The new Citroen C4 2.0 My father, owner of a couple of Citroens in recent times, was quick to offer a positive opinion on the styling of the C4. "It looks rather like a Ford Focus," he said.

That is probably no bad thing when you are hustling for a slice of the car market dominated by Ford's best-selling hatchback.

But it's not just the exterior styling which moves the C4 into a position to go head-to-head with well-built, neatly styled and competent competitors such as the Focus, Volkswagen Golf, Vauxhall Astra and Renault MZgane.

This is simply the best-constructed, neatest handling modern Citroen yet, wearing one of the French car maker's most stylish exteriors, which cloaks a shed-load of technology.

Not that you would guess that from the clean-cut dashboard, which is startlingly free of buttons.

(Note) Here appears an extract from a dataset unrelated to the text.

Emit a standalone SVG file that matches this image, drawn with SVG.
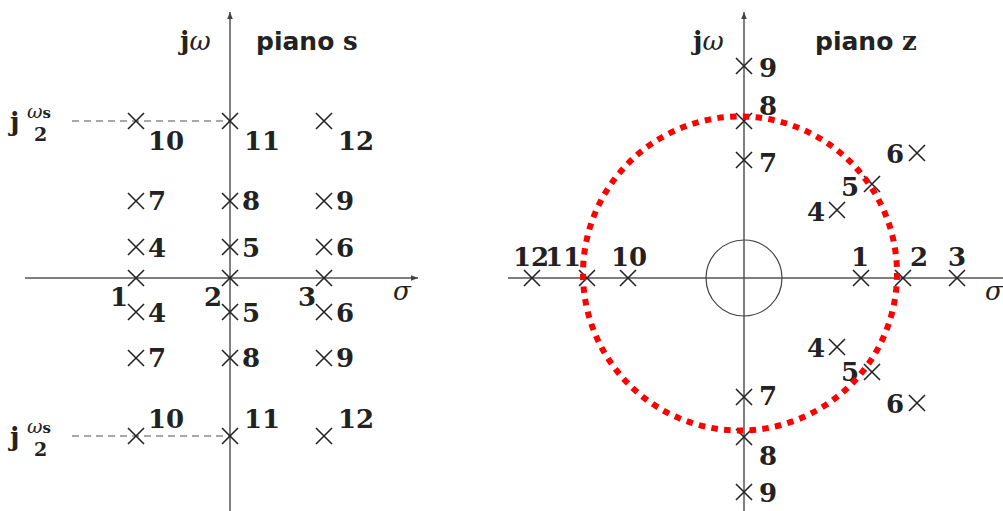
<svg xmlns="http://www.w3.org/2000/svg" width="1003" height="511" viewBox="0 0 1003 511">
<style>
.ax{stroke:#555;stroke-width:1.5;fill:none}
.dash{stroke:#555;stroke-width:1.2;stroke-dasharray:7 5;fill:none}
.n{font-family:"DejaVu Serif",serif;font-weight:bold;font-size:26px;fill:#222}
.it{font-family:"DejaVu Serif",serif;font-style:italic;font-size:26px;fill:#222}
.sm{font-family:"DejaVu Serif",serif;font-size:19px;fill:#222}
.sb{font-family:"DejaVu Sans",sans-serif;font-weight:bold;font-size:25px;fill:#222}
.red{stroke:#f00;stroke-width:6;fill:none;stroke-dasharray:6.5 6.3}
</style>
<defs>
<marker id="arr" viewBox="0 0 10 8" refX="10" refY="4" markerWidth="7" markerHeight="6" markerUnits="userSpaceOnUse" orient="auto"><path d="M0,0 L10,4 L0,8 z" fill="#444"/></marker>
<path id="x" d="M-8,-8 L8,8 M-8,8 L8,-8" stroke="#222" stroke-width="1.6" fill="none"/>
</defs>

<g id="s-plane">
<g id="s-axes">
<line class="ax" x1="25" y1="278" x2="418" y2="278" marker-end="url(#arr)"/>
<line class="ax" x1="230" y1="511" x2="230" y2="12" marker-end="url(#arr)"/>
<line class="dash" x1="72" y1="121" x2="230" y2="121"/>
<line class="dash" x1="72" y1="436" x2="230" y2="436"/>
</g>
<g id="s-labels">
<text class="n" x="180" y="50">j<tspan class="it" font-weight="normal">ω</tspan></text>
<text class="sb" x="256" y="50">piano <tspan class="n" font-family="DejaVu Serif">s</tspan></text>
<text class="it" x="393" y="300">σ</text>
<text class="n" x="10" y="131" font-size="28">j</text>
<text class="sm" x="27" y="118"><tspan font-style="italic">ω</tspan><tspan font-size="15" font-weight="bold">s</tspan></text>
<text class="sm" x="34" y="141" font-weight="bold">2</text>
<text class="n" x="10" y="446" font-size="28">j</text>
<text class="sm" x="27" y="433"><tspan font-style="italic">ω</tspan><tspan font-size="15" font-weight="bold">s</tspan></text>
<text class="sm" x="34" y="456" font-weight="bold">2</text>
</g>
<g id="s-poles">
<use href="#x" x="136" y="121"/><use href="#x" x="230" y="121"/><use href="#x" x="324" y="121"/>
<use href="#x" x="136" y="201"/><use href="#x" x="230" y="201"/><use href="#x" x="324" y="201"/>
<use href="#x" x="136" y="247"/><use href="#x" x="230" y="247"/><use href="#x" x="324" y="247"/>
<use href="#x" x="136" y="278"/><use href="#x" x="230" y="278"/><use href="#x" x="324" y="278"/>
<use href="#x" x="136" y="312"/><use href="#x" x="230" y="312"/><use href="#x" x="324" y="312"/>
<use href="#x" x="136" y="358"/><use href="#x" x="230" y="358"/><use href="#x" x="324" y="358"/>
<use href="#x" x="136" y="436"/><use href="#x" x="230" y="436"/><use href="#x" x="324" y="436"/>
<text class="n" x="148" y="150">10</text><text class="n" x="244" y="150">11</text><text class="n" x="338" y="150">12</text>
<text class="n" x="148" y="210">7</text><text class="n" x="242" y="210">8</text><text class="n" x="336" y="210">9</text>
<text class="n" x="148" y="257">4</text><text class="n" x="242" y="257">5</text><text class="n" x="336" y="257">6</text>
<text class="n" x="110" y="306">1</text><text class="n" x="204" y="306">2</text><text class="n" x="298" y="306">3</text>
<text class="n" x="148" y="322">4</text><text class="n" x="242" y="322">5</text><text class="n" x="336" y="322">6</text>
<text class="n" x="148" y="367">7</text><text class="n" x="242" y="367">8</text><text class="n" x="336" y="367">9</text>
<text class="n" x="148" y="428">10</text><text class="n" x="244" y="428">11</text><text class="n" x="338" y="428">12</text>
</g>
</g>

<g id="z-plane">
<g id="z-axes">
<line class="ax" x1="508" y1="278" x2="1003" y2="278"/>
<line class="ax" x1="744" y1="511" x2="744" y2="12" marker-end="url(#arr)"/>
<circle cx="744" cy="278" r="38" stroke="#444" stroke-width="1.2" fill="none"/>
</g>
<g id="z-labels">
<text class="n" x="693" y="50">j<tspan class="it" font-weight="normal">ω</tspan></text>
<text class="sb" x="815" y="50">piano <tspan class="n" font-family="DejaVu Serif">z</tspan></text>
<text class="it" x="985" y="300">σ</text>
</g>
<g id="z-poles">
<use href="#x" x="744" y="66"/><text class="n" x="759" y="77">9</text>
<use href="#x" x="744" y="121"/><text class="n" x="759" y="115">8</text>
<use href="#x" x="744" y="160"/><text class="n" x="759" y="172">7</text>
<use href="#x" x="917" y="153"/><text class="n" x="886" y="163">6</text>
<use href="#x" x="872" y="184"/><text class="n" x="841" y="196">5</text>
<use href="#x" x="837" y="210"/><text class="n" x="807" y="221">4</text>
<use href="#x" x="532" y="278"/><text class="n" x="513" y="266">12</text>
<use href="#x" x="587" y="278"/><text class="n" x="545" y="266">11</text>
<use href="#x" x="628" y="278"/><text class="n" x="611" y="266">10</text>
<use href="#x" x="861" y="278"/><text class="n" x="851" y="266">1</text>
<use href="#x" x="903" y="278"/><text class="n" x="910" y="266">2</text>
<use href="#x" x="957" y="278"/><text class="n" x="948" y="266">3</text>
<use href="#x" x="837" y="347"/><text class="n" x="807" y="357">4</text>
<use href="#x" x="872" y="372"/><text class="n" x="841" y="381">5</text>
<use href="#x" x="917" y="403"/><text class="n" x="886" y="413">6</text>
<use href="#x" x="744" y="397"/><text class="n" x="759" y="405">7</text>
<use href="#x" x="744" y="437"/><text class="n" x="759" y="465">8</text>
<use href="#x" x="744" y="492"/><text class="n" x="759" y="502">9</text>
</g>
<circle id="unit-circle" class="red" cx="740" cy="273.5" r="157"/>
</g>
</svg>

It is only when you sit behind the wheel that you realise where all the controls have gone.

The steering wheel is unusual in that while the rim spins, the centre hub stays fixed, with an array of no fewer than 13 buttons and four roller-wheel controls, allowing fingertip control of everything from hi-fi and cruise control to speed limiter and on-board computer.

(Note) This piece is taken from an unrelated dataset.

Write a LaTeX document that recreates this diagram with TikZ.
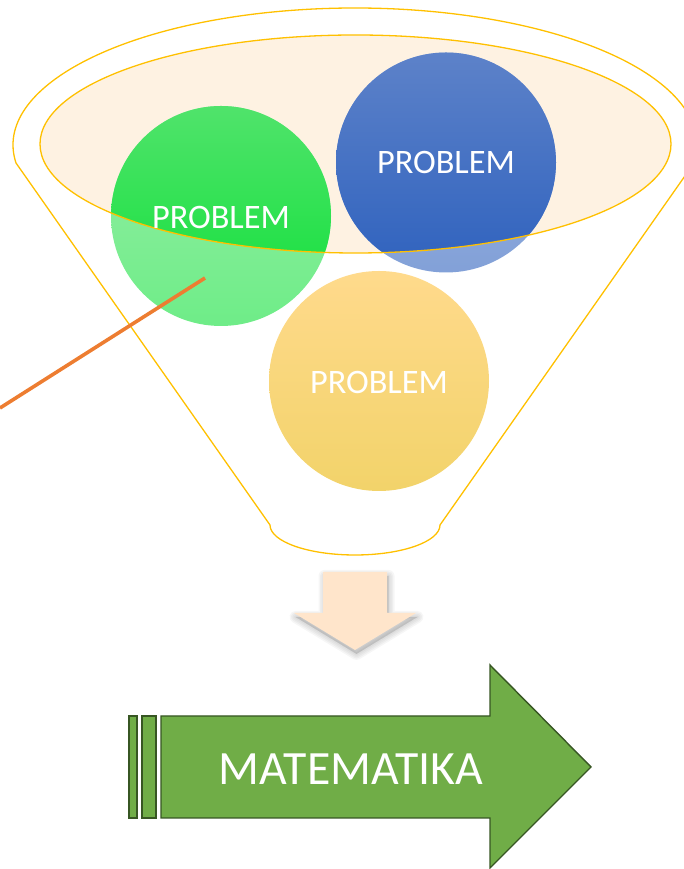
\documentclass[tikz,border=0pt]{standalone}
\usepackage{fontspec}
\setmainfont{Carlito}
\definecolor{gold}{HTML}{FFC000}
\definecolor{peach}{HTML}{FEF2E2}
\definecolor{gtop}{HTML}{50E36B}
\definecolor{gmid}{HTML}{22E846}
\definecolor{gbot}{HTML}{0EE038}
\definecolor{btop}{HTML}{5D82C9}
\definecolor{bmid}{HTML}{4472C4}
\definecolor{bbot}{HTML}{2F62BE}
\definecolor{ytop}{HTML}{FFDA8C}
\definecolor{ymid}{HTML}{FFDC6C}
\definecolor{ybot}{HTML}{F2D36A}
\definecolor{orangeline}{HTML}{ED7D31}
\definecolor{downfill}{HTML}{FFE5CB}
\definecolor{arrowgreen}{HTML}{70AD47}
\definecolor{arrowedge}{HTML}{375623}
\tikzset{
  funnelline/.style={draw=gold, line width=1.3pt},
  ball/.style={circle, minimum size=220pt, inner sep=0pt, draw=none},
  balltext/.style={text=white, font=\fontsize{34.3}{41}\selectfont, inner sep=0pt},
  greenarrow/.style={fill=arrowgreen, draw=arrowedge, line width=1.4pt, line join=miter},
}
\begin{document}
\begin{tikzpicture}[x=1pt,y=1pt]
\useasboundingbox (0,0) rectangle (684,869);
% outer funnel outline
\draw[funnelline] (16,706) arc[start angle=187.55, end angle=-7.55, x radius=342, y radius=137]
  -- (440,344) arc[start angle=0, end angle=-180, x radius=85, y radius=30] -- cycle;
% inner ellipse fill
\fill[peach] (355.5,725) ellipse [x radius=315.5, y radius=109];
% light (outside) parts of the balls
\node[ball, top color=gtop!60!white, middle color=gmid!60!white, bottom color=gbot!60!white] (gl) at (221,653) {};
\node[ball, top color=btop!60!white, middle color=bmid!60!white, bottom color=bbot!60!white] (bl) at (446,706.5) {};
\node[ball, top color=ytop, middle color=ymid, bottom color=ybot] (yl) at (379,488) {};
% saturated parts inside the inner ellipse
\begin{scope}
  \clip (355.5,725) ellipse [x radius=315.5, y radius=109];
  \node[ball, top color=gtop, middle color=gmid, bottom color=gbot] (gs) at (221,653) {};
  \node[ball, top color=btop, middle color=bmid, bottom color=bbot] (bs) at (446,706.5) {};
\end{scope}
% inner ellipse outline
\draw[funnelline] (355.5,725) ellipse [x radius=315.5, y radius=109];
% labels
\node[balltext] (gt) at (221,652) {PROBLEM};
\node[balltext] (bt) at (446,706) {PROBLEM};
\node[balltext] (yt) at (379,487) {PROBLEM};
% orange line
\coordinate (o1) at (0,461);
\coordinate (o2) at (205,591);
\draw[orangeline, line width=3.6pt] (o1) -- (o2);
% down arrow: soft shadow
\begin{scope}[shift={(1.5,-4)}]
  \foreach \w in {12,9,6,3} {
    \filldraw[black, opacity=0.035, line width=\w pt, line join=round]
      (323,297) -- (387,297) -- (387,256) -- (416,256) -- (355,219) -- (294,256) -- (323,256) -- cycle;
  }
\end{scope}
% down arrow
\fill[downfill]
  (323,297) -- (387,297) -- (387,256) -- (416,256) -- (355,219) -- (294,256) -- (323,256) -- cycle;
% green arrow
\draw[greenarrow] (129,51) rectangle (137,153);
\draw[greenarrow] (142,51) rectangle (156,153);
\draw[greenarrow] (161,153) -- (490,153) -- (490,204) -- (591,102) -- (490,1) -- (490,51) -- (161,51) -- cycle;
\node[text=white, font=\fontsize{47.8}{56}\selectfont, inner sep=0pt] (mt) at (351,100) {MATEMATIKA};
\end{tikzpicture}
\end{document}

The quiet riding, six-airbag C4 also offers plenty of other useful features, such as automatic illumination of the headlamps, rain-sensitive automatic windscreen wipers, a tyre pressure detector, and is the first in the sector to offer a Lane Departure Warning System, which warns if the car is drifting across lanes.

Prices range from just over £11,000 for the three-door 1.4i 16V VT up to £18,395 for the top-of-the-range five-door 2.0HDi Exclusive.

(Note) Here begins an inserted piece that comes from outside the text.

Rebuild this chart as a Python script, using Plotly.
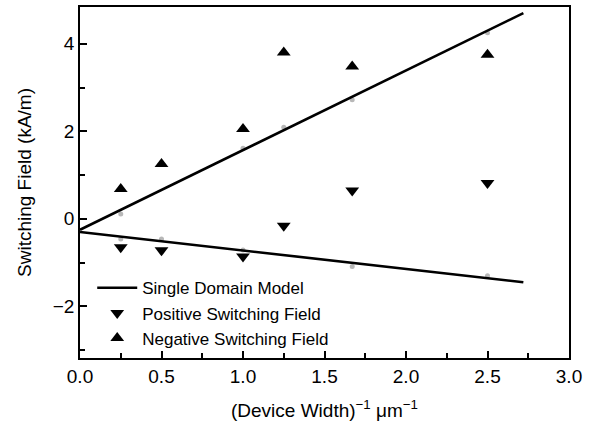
import plotly.graph_objects as go

# Data
x_pts = [0.25, 0.5, 1.0, 1.25, 1.67, 2.5]
neg_field = [0.68, 1.25, 2.05, 3.8, 3.48, 3.75]
pos_field = [-0.65, -0.72, -0.86, -0.16, 0.65, 0.82]

model_x = [0.0, 2.72]
model_upper = [-0.25, 4.70]
model_lower = [-0.30, -1.45]

gray_x = [0.25, 0.25, 0.5, 1.0, 1.0, 1.25, 1.67, 1.67, 2.5, 2.5]
gray_y = [0.11, -0.46, -0.46, 1.61, -0.71, 2.09, 2.72, -1.09, 4.25, -1.30]

FONT = "Liberation Sans, Arial, Helvetica, sans-serif"

fig = go.Figure()

fig.add_trace(go.Scatter(x=gray_x, y=gray_y, mode="markers",
                         marker=dict(symbol="circle", size=5, color="#b8b8b8"),
                         showlegend=False, hoverinfo="skip"))

fig.add_trace(go.Scatter(x=model_x, y=model_upper, mode="lines",
                         line=dict(color="black", width=2.6),
                         name="Single Domain Model"))
fig.add_trace(go.Scatter(x=model_x, y=model_lower, mode="lines",
                         line=dict(color="black", width=2.6),
                         name="Single Domain Model", showlegend=False))

fig.add_trace(go.Scatter(x=x_pts, y=pos_field, mode="markers",
                         marker=dict(symbol="triangle-down", size=12, color="black"),
                         name="Positive Switching Field"))
fig.add_trace(go.Scatter(x=x_pts, y=neg_field, mode="markers",
                         marker=dict(symbol="triangle-up", size=12, color="black"),
                         name="Negative Switching Field"))

axis_common = dict(
    showgrid=False, zeroline=False,
    showline=True, linecolor="black", linewidth=1.5, mirror=True,
    ticks="inside", ticklen=7, tickwidth=1.5, tickcolor="black",
    tickfont=dict(family=FONT, size=19, color="black"),
)

fig.update_xaxes(
    range=[0, 3.0], tickvals=[0, 0.5, 1.0, 1.5, 2.0, 2.5, 3.0], tickformat=".1f",
    minor=dict(tickvals=[0.25, 0.75, 1.25, 1.75, 2.25, 2.75], ticks="inside",
               ticklen=5, tickwidth=1.5, tickcolor="black"),
    title=dict(text="(Device Width)<sup>−1</sup> μm<sup>−1</sup>",
               font=dict(family=FONT, size=19, color="black"), standoff=18),
    **axis_common)

fig.update_yaxes(
    range=[-3.18, 4.84], tickvals=[-2, 0, 2, 4],
    minor=dict(tickvals=[-3, -1, 1, 3], ticks="inside",
               ticklen=5, tickwidth=1.5, tickcolor="black"),
    title=dict(text="Switching Field (kA/m)",
               font=dict(family=FONT, size=19, color="black"), standoff=16),
    **axis_common)

fig.update_layout(
    width=594, height=425,
    margin=dict(l=80, r=25, t=5, b=67),
    plot_bgcolor="white", paper_bgcolor="white",
    legend=dict(x=0.025, y=0.25, xanchor="left", yanchor="top",
                bgcolor="rgba(0,0,0,0)", tracegroupgap=0,
                font=dict(family=FONT, size=17, color="black"),
                itemwidth=40),
)

fig.write_html("out.html", config={"displayModeBar": False},
               post_script="document.body.style.margin='0';")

The test model, the 138 horsepower range-topper, was remarkably refined and bulged with high-tech toys from front and rear sensors to directional headlamps, which operate on both dipped and main beam settings, swivelling the headlamps in tune with the steering wheel to significantly improve the field of vision at night.

In short, the C4 is an impressive mix of styling, build quality, technology and safety that is certain to ensure the French car maker cuts a slice of a sector that accounts for roughly one in three of all new cars sold.